In a piece titled Porn’s Distortions on the ABC 7.30 Report of June 4 2015, it was claimed that the sexual expectations of the young are being unrealistically shaped by the pornography they view, and that there is no education available that presents them with a perspective other than that of the stereotype of male as entitled aggressor, and female as submissive.
It goes without saying that the discussion was confined to heterosexual relations, but I’ll say it anyway.
I’ll also say that the moral and religious alternative of no sex without love (or “romance”) is a load of codswallop as well. Show me a romance in which a woman is not ultimately required to be just as submissive as she is in mainstream porn, albeit in different ways. Consensual and satisfying sex is perfectly possibly without intense emotional involvement, and to claim that it isn’t is, in its own way, just as distorting as the model provided by stereotypical porn.
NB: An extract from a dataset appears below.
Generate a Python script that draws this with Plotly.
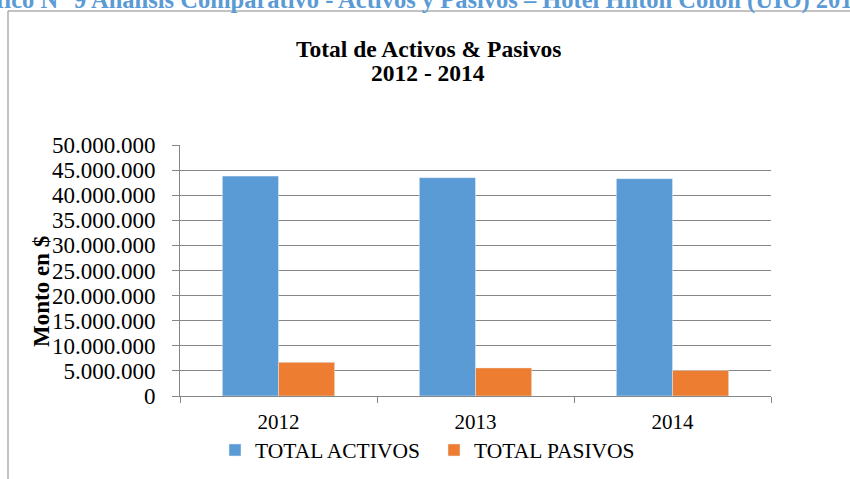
import plotly.graph_objects as go

years = ["2012", "2013", "2014"]
activos = [43800000, 43500000, 43300000]
pasivos = [6700000, 5600000, 5100000]
yticks = [0, 5000000, 10000000, 15000000, 20000000, 25000000, 30000000, 35000000, 40000000, 45000000, 50000000]

W, H = 850, 479
L, R, T, B = 180, 79, 145, 83
pw, ph = W - L - R, H - T - B

def px(x):
    return (x - L) / pw

def py(y):
    return (H - B - y) / ph

font = "Liberation Serif"

fig = go.Figure()
fig.add_trace(go.Bar(x=years, y=activos, name="TOTAL ACTIVOS", marker_color="#5B9BD5"))
fig.add_trace(go.Bar(x=years, y=pasivos, name="TOTAL PASIVOS", marker_color="#ED7D31"))

fig.update_layout(
    width=W, height=H,
    margin=dict(l=L, r=R, t=T, b=B, autoexpand=False),
    paper_bgcolor="white", plot_bgcolor="white",
    separators=",.",
    barmode="group", bargap=0.43, bargroupgap=0,
    font=dict(family=font, color="black", size=21),
    showlegend=True,
    legend=dict(orientation="h", x=px(215), xanchor="left", y=py(450), yanchor="middle",
                font=dict(size=21.5, family=font, color="black"), entrywidth=174,
                traceorder="normal"),
    xaxis=dict(showline=True, linecolor="#868686", ticks="outside", tickson="boundaries",
               ticklen=6, tickcolor="#868686", ticklabelstandoff=7,
               tickfont=dict(size=21, family=font, color="black"), showgrid=False),
    yaxis=dict(range=[0, 50000000], tickvals=yticks, tickformat=",d",
               showline=True, linecolor="#868686", ticks="outside", ticklen=7, tickcolor="#868686",
               ticklabelstandoff=12,
               gridcolor="#868686", gridwidth=1, tickfont=dict(size=23, family=font, color="black"),
               zeroline=False),
)

def ann(text, x, y, size, color="black", angle=0):
    fig.add_annotation(text=text, xref="paper", yref="paper", x=px(x), y=py(y),
                       xanchor="center", yanchor="middle", textangle=angle, showarrow=False,
                       font=dict(size=size, family=font, color=color))

ann("<b>Total de Activos & Pasivos</b>", 428, 49, 23.5)
ann("<b>2012 - 2014</b>", 428, 73, 23.5)
ann("<b>Monto en $</b>", 41, 292, 23, angle=-90)
ann("<b>Gráfico N° 9 Análisis Comparativo - Activos y Pasivos – Hotel Hilton Colón (UIO) 2012-2014</b>",
    438, 0, 24.5, color="#5B9BD5")

fig.add_shape(type="rect", xref="paper", yref="paper",
              x0=px(8), x1=px(870), y0=py(500), y1=py(11),
              line=dict(color="#878787", width=1), fillcolor="rgba(0,0,0,0)", layer="below")

fig.write_html("out.html", config={"displayModeBar": False},
               post_script="document.body.style.margin='0';document.body.style.overflow='hidden';")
Young women are apparently feeling overwhelming pressure to perform sex as their young male partners, educated by porn, want it performed, and this can include the demand for sexual acts young women do not want and do not enjoy, but feel obliged to comply with if they want a boyfriend.
What struck me most forcibly about the role of pornography in this impoverished notion of sexuality is that it is a symptom, not a cause, and what it is a symptom of is the entitlement some human beings feel they have to use and abuse the bodies of other human beings for their own gratification. This profound dysfunction expresses itself most notoriously in the entitlement many men feel they have to use the bodies of women, for sex, as punching bags, as objects of ownership and in other indignities major and minor that we read of every day in domestic violence reports and most starkly, in the murders of two women each week at the hands of men.
I am not conflating the pornographically tainted sexual expectations of the young with the slaughter of women by murderous men, but I am pointing out the sense of entitlement to a woman’s body, her mental and emotional attentions, and the demand for her compliance that underlies both situations, and all the situations on the continuum.
I believe this is often referred to as “rape culture.” I prefer to think of it as “entitlement culture.”
Nor do I have any objection to pornography when viewed by consenting adults, but as a sex education tool I fear it has little going for it. On our honeymoon, my beloved late husband took me on a visit to a movie house in San Francisco famous for its porn screenings, just for the hell of it, and after the first half hour I was bored witless by the unrelenting pneumatic drilling and the fake ecstasy the women on-screen displayed at being drilled. The thought of the young being offered such scenes as modelling for an enjoyable sexual experience is, I admit, disturbing.
I don’t know how we are going to overthrow or subvert a culture in which male entitlement to women’s bodies, hearts, and minds is so profoundly entrenched as to be normalised, and goes largely unremarked. This entitlement is the root of the problem, stereotypical porn that enacts that entitlement merely a branch.
I want girls to be able to say to boys who demand sexual acts or any other performance a girl does not wish to engage in, piss off, I’m not doing that, and then to grow into women who can say the same thing.
A sense of entitlement does not allow for the acknowledgement of another’s humanity. A sense of entitlement breeds the perception of another as a means to an end, as less than human, as an object of gratification. The age of entitlement is far from over in heterosexual relations, and it serves nobody well, least of all the young.
Porn is not distorting anything. Stereotypical porn accurately reflects the prevailing cultural attitude of entitlement to women’s bodies. Anti-porn campaigners have got it the wrong way round. Abolishing porn, or restricting access to it will not change a thing. The problem runs far deeper, is far more confronting, and far more frightening. It’s that of human beings believing they are entitled to the use of another as a means to an end, and acting on that belief.